Dieu nous donne ses 10 paroles, Dieu vient résider parmi nous et nous, comment y répondons-nous ? Comment nous sentons-nous concernés ? Sommes-nous des spectateurs comme au cinéma, c’est beau, c’est grand, on en a plein les yeux et cela vient remplir notre banque d’images ou bien sommes-nous des acteurs qui entrons dans la relation que Dieu vient nouer avec notre humanité ? Il y a plusieurs manières de vivre sa vie soit en regardant le fleuve, le courant passer, ou bien en entrant dans le courant sans bien savoir d’avance où cela nous mènera. Sommes-nous donc prêts à nous laisser transformer, visiter par Dieu ou bien resterons-nous sur la berge immobile ?

Ces textes de la liturgie de ce dimanche sont donc une invitation à laisser un peu tout ce qui nous encombre, tous nos objets que Jésus vient de culbuter sur la table des changeurs, de mettre à terre, tout ce que j’appellerai nos gris-gris qui viennent comme entraver la relation à Dieu, mettre une distance voire une barrière sans que nous n’en ayons toujours conscience.
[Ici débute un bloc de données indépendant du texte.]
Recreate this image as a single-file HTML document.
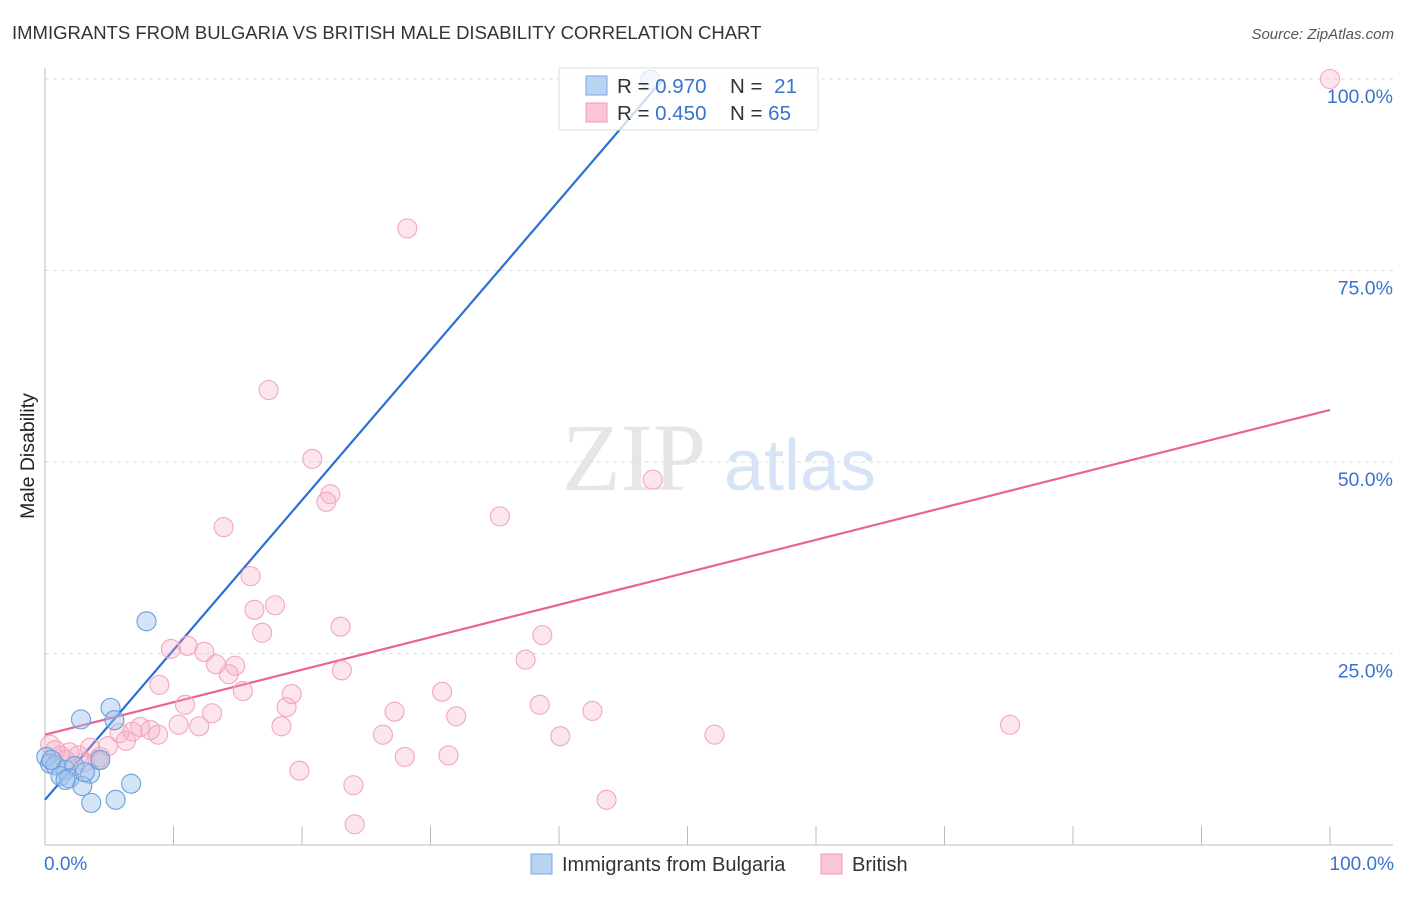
<!DOCTYPE html>
<html><head><meta charset="utf-8"><style>
body{margin:0;width:1406px;height:892px;background:#fff;overflow:hidden;font-family:"Liberation Sans",sans-serif}
</style></head><body>
<svg width="1406" height="892" xmlns="http://www.w3.org/2000/svg" font-family="Liberation Sans, sans-serif">
<text x="12" y="39" font-size="18.5" fill="#333">IMMIGRANTS FROM BULGARIA VS BRITISH MALE DISABILITY CORRELATION CHART</text>
<text x="1394" y="39" font-size="15" fill="#555" font-style="italic" text-anchor="end">Source: ZipAtlas.com</text>
<text x="34" y="456" font-size="19.5" fill="#222" text-anchor="middle" transform="rotate(-90 34 456)">Male Disability</text>
<g><text x="634" y="490" font-size="96" fill="#e6e6e6" font-family="Liberation Serif, serif" text-anchor="middle">ZIP</text><text x="800" y="490" font-size="72" fill="#d6e4f5" text-anchor="middle">atlas</text></g>
<g id="grid"></g>
<g id="axes"></g>
<g id="lines"></g>
<g id="pts"></g>
<g>
<rect x="559" y="68" width="259" height="62" fill="#fff" fill-opacity="0.75" stroke="#ddd"/>
<rect x="586" y="76" width="21" height="19" fill="#b9d3f3" stroke="#7aa8e0"/>
<rect x="586" y="103" width="21" height="19" fill="#fbc6d6" stroke="#f09bb6"/>
<text x="617" y="93" font-size="20.5" fill="#333">R = <tspan fill="#3a72d0">0.970</tspan></text>
<text x="730" y="93" font-size="20.5" fill="#333">N = <tspan fill="#3a72d0" dx="6">21</tspan></text>
<text x="617" y="120" font-size="20.5" fill="#333">R = <tspan fill="#3a72d0">0.450</tspan></text>
<text x="730" y="120" font-size="20.5" fill="#333">N = <tspan fill="#3a72d0">65</tspan></text>
</g>
<g>
<rect x="531" y="854" width="21" height="20" fill="#b9d3f3" stroke="#7aa8e0"/>
<text x="562" y="871" font-size="20" fill="#333">Immigrants from Bulgaria</text>
<rect x="821" y="854" width="21" height="20" fill="#fbc6d6" stroke="#f09bb6"/>
<text x="852" y="871" font-size="20" fill="#333">British</text>
</g>
</svg>
<script>
const yTicks=[25,50,75,100];
const yTickLabels=["25.0%","50.0%","75.0%","100.0%"];
const blueX=[7.9,5.1,2.8,5.4,0.1,0.4,0.8,1.6,2.3,3.5,1.2,1.9,2.9,6.7,3.6,5.5,0.5,3.1,1.6,4.3,47.1];
const blueY=[29.2,17.9,16.4,16.3,11.5,10.6,10.4,9.8,10.3,9.3,9.0,8.7,7.7,8.0,5.5,5.9,11.1,9.5,8.5,11.1,99.9];
const pinkX=[100,28.2,17.4,20.8,22.2,21.9,47.3,35.4,13.9,16.0,17.9,16.3,23.0,16.9,38.7,9.8,11.1,12.4,14.8,13.3,37.4,23.1,14.3,8.9,15.4,19.2,30.9,10.9,18.8,38.5,13.0,27.2,42.6,32.0,75.1,10.4,12.0,18.4,7.4,8.2,6.8,5.8,8.8,26.3,40.1,52.1,6.3,4.9,3.5,0.4,1.9,1.2,2.6,4.3,4.1,31.4,28.0,19.8,24.0,43.7,24.1,1.6,3.1,0.8];
const pinkY=[100,80.5,59.4,50.4,45.8,44.8,47.7,42.9,41.5,35.1,31.3,30.7,28.5,27.7,27.4,25.6,26.0,25.2,23.4,23.6,24.2,22.8,22.3,20.9,20.1,19.7,20.0,18.3,18.0,18.3,17.2,17.4,17.5,16.8,15.7,15.7,15.5,15.5,15.4,15.0,14.8,14.6,14.4,14.4,14.2,14.4,13.6,12.9,12.7,13.1,12.1,11.7,11.7,11.5,11.1,11.7,11.5,9.7,7.8,5.9,2.7,11.1,10.8,12.4];
const blueFit=[5.9,1.956];
const pinkFit=[14.4,0.424];
const X=v=>45+v*12.85, Y=v=>845-v*7.66;
const NS="http://www.w3.org/2000/svg";
function mk(t,a,p){const e=document.createElementNS(NS,t);for(const k in a)e.setAttribute(k,a[k]);p.appendChild(e);return e;}
const grid=document.getElementById('grid'),axes=document.getElementById('axes');
yTicks.forEach((t,i)=>{
 const g=mk('line',{x1:45,x2:1393,y1:Y(t),y2:Y(t),stroke:'#ddd','stroke-dasharray':'4,4'},grid);
 
 
 const l=mk('text',{x:1393,y:Y(t)+24,'font-size':19.5,fill:'#3a72d0','text-anchor':'end'},axes);
 l.textContent=yTickLabels[i];
 
 
});
const ya=mk('line',{x1:45,x2:45,y1:68,y2:845,stroke:'#bbb'},axes);


const xa=mk('line',{x1:45,x2:1393,y1:845,y2:845,stroke:'#bbb'},axes);


for(let i=1;i<=10;i++){const tk=mk('line',{x1:X(i*10),x2:X(i*10),y1:826,y2:845,stroke:'#bbb'},axes);
 
 }
[[0,'0.0%','start',44],[100,'100.0%','end',1394]].forEach(d=>{const t=mk('text',{x:d[3],y:870,'font-size':19,fill:'#3a72d0','text-anchor':d[2]},axes);t.textContent=d[1];
 
 });
const pts=document.getElementById('pts');
function dots(xs,ys,fill,stroke,name){xs.forEach((x,i)=>{const c=mk('circle',{cx:X(x),cy:Y(ys[i]),r:9.5,fill:fill,stroke:stroke,'stroke-width':1.1},pts);
 
 });}
dots(pinkX,pinkY,'rgba(246,170,196,0.3)','#f4a6bf','british-point');
dots(blueX,blueY,'rgba(160,196,236,0.45)','#6a9fdc','bulgaria-point');
const lines=document.getElementById('lines');
const bxEnd=(100-blueFit[0])/blueFit[1];
const bl=mk('line',{x1:X(0),y1:Y(blueFit[0]),x2:X(bxEnd),y2:Y(100),stroke:'#2a6fd6','stroke-width':2.2},lines);


const pl=mk('line',{x1:X(0),y1:Y(pinkFit[0]),x2:X(100),y2:Y(pinkFit[0]+pinkFit[1]*100),stroke:'#e8638f','stroke-width':2.2},lines);


</script>
</body></html>
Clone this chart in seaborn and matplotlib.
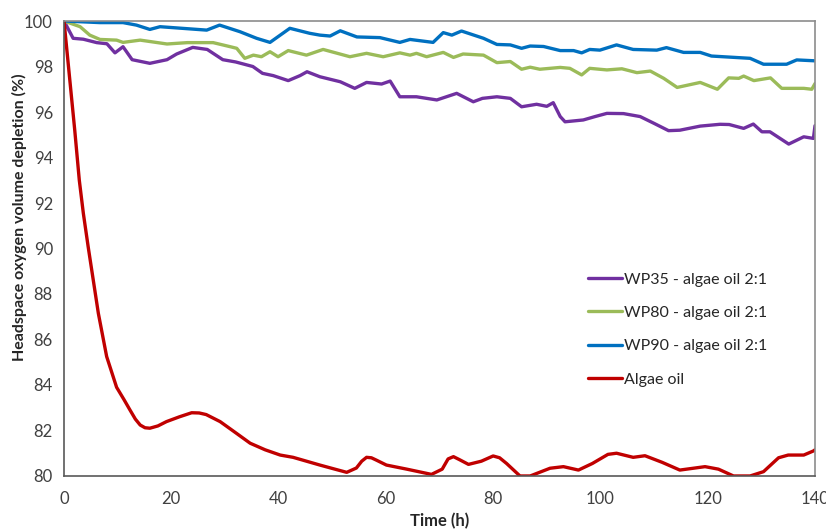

Tout cela vient altérer notre relation avec Dieu, lui fait perdre sa saveur et sa vigueur, alors en ce cas, oui la vie avec Dieu devient fade, sans consistance et nous nous éloignons peu à peu de lui.

Le Carême est une invitation profonde à revenir à la source, à retrouver l’essentiel, à ôter nos armures, nos protections pour nous laisser toucher par Dieu, par le pauvre qui nous attend au coin du chemin, qui frappe à notre porte. Faisons bien la différence dans nos vies entre ce qui est urgent (et qui peut attendre encore un peu) et ce qui est important, qui est structurant pour que notre vie prenne sens.

Pour le mot de la fin, je cède volontiers la parole au pape François, qui à plus de 84 ans, a osé quitter son pays pour partir en voyage jusqu’en Irak, le pays du père des croyants : Abraham. Dans l’une de ses interventions, il implore les chrétiens d’Irak à ne pas se laisser contaminer par le « virus du découragement ». Amen.